The heir to the British throne released a video Tuesday in which he speaks with the pop star via FaceTime. Lady Gaga, who last year spoke out about her struggles with post-traumatic stress disorder, places the call from her kitchen in California, and William answers at his desk in Kensington Palace.
"It's interesting to see and hear from you how much having that conversation has really made a difference to you," William said in the video. "It's so important to break open that fear and that taboo which is only going to lead to more problems down the line."
The conversation is part of the latest blitz by the young royals as they campaign to end the stigma associated with mental health issues. William and his wife, the Duchess of Cambridge, along with his brother, Prince Harry, have made mental health a focus of their charitable work.
It comes a day after the Daily Telegraph published an unusually candid interview with Harry. The 32-year-old prince acknowledged that he spent nearly 20 years "not thinking" about the death of his mother, Princess Diana, and that he only got help after two years of "total chaos."
Though the royal family has toiled for years for hundreds of charities, the work on mental health represents something of a departure — in part because of the taboo long associated with psychological issues. It can be seen as an extension of the work of Diana, who among other things shook the hand of an HIV-positive man during the height of the Aids crisis.
"She created the new template, the new orthodoxy," said Ellis Cashmore, a visiting professor of sociology at Aston University and the author of "Elizabeth Taylor: A Private Life for Public Consumption."
"She was rewriting the script of the royals for the future."
Mental health charities are flatly thrilled.
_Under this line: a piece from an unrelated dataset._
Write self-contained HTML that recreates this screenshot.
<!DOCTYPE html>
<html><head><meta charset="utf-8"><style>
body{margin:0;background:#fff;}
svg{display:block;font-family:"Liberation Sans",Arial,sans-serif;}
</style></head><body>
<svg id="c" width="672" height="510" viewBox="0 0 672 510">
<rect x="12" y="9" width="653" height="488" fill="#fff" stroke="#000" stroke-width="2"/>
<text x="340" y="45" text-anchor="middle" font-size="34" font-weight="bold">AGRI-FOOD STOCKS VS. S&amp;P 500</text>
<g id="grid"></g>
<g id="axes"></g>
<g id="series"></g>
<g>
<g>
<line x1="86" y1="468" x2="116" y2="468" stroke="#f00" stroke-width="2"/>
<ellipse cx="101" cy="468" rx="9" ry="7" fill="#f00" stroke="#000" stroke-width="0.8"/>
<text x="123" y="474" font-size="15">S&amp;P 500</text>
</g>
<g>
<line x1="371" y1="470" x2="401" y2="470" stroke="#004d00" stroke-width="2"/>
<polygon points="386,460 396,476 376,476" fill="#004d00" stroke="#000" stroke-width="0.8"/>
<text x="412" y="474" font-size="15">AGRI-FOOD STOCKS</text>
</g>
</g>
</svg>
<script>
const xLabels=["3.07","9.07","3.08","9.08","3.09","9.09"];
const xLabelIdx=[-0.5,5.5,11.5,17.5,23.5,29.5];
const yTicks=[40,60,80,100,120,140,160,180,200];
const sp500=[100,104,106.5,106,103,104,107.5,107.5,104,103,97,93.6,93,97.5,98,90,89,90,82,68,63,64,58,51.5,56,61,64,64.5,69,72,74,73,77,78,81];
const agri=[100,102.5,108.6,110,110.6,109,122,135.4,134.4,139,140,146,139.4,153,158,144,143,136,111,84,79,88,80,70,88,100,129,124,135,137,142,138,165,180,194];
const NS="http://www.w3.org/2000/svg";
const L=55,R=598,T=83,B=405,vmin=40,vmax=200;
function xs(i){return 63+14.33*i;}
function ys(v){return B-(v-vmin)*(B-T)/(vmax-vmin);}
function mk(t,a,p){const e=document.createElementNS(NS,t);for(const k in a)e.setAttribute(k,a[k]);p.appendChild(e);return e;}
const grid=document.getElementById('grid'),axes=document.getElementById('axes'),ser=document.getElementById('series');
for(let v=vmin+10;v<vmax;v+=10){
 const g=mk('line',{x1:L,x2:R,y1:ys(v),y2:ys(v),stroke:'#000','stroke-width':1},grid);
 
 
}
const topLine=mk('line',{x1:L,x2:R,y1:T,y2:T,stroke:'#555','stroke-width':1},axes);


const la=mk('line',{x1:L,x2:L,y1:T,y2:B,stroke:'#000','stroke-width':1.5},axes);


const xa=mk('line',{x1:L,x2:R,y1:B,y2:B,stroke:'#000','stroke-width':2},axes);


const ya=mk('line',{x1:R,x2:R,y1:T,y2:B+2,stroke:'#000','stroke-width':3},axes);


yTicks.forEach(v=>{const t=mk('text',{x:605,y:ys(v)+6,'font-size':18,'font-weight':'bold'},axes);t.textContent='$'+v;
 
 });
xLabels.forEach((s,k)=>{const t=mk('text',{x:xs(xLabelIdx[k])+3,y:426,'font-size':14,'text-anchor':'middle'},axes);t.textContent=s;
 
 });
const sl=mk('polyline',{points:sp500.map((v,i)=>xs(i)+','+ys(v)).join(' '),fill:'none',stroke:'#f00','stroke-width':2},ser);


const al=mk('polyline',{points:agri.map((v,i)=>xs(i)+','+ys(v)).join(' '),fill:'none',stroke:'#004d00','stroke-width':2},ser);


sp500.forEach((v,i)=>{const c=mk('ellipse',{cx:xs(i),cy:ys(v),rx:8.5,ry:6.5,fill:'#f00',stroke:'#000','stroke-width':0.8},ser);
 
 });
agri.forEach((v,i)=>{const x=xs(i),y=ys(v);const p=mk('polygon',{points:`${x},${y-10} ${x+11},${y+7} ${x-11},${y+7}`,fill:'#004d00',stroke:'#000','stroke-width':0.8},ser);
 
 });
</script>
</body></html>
Comments from the royals gain immediate attention — particularly when they offer tantalizing revelations about their private lives. But mostly the comments show that it is normal to seek assistance when going through tough times.
The Campaign Against Living Miserably, or CALM, said research shows that men particularly have trouble telling others when they feel depressed.
"Prince Harry sharing how he needed support to cope with losing his mother shows both how normal it is to go through a tough time and how much opening up can help," CEO Simon Gunning said in an email.
"Hearing public figures say they've felt better after opening up can help chip away at feelings of embarrassment, meaning more guys will seek support when they need it."
Lady Gaga brings even more attention to the cause. She told Prince William in the video that talking more openly about mental health would let people feel like "we are not hiding anymore."
"Even though it was hard, the best thing that could come out of my mental illness was to share it with other people and let our generation, as well as other generations, know that if you are feeling not well in your mind that you're not alone and that people that you think would never have a problem, do," she said.
William also applauded grime musician Stormzy for talking about his battle with depression in the publication CALMzine.
"There may be a time and a place for the 'stiff upper lip', but not at the expense of your health," William said in CALMzine.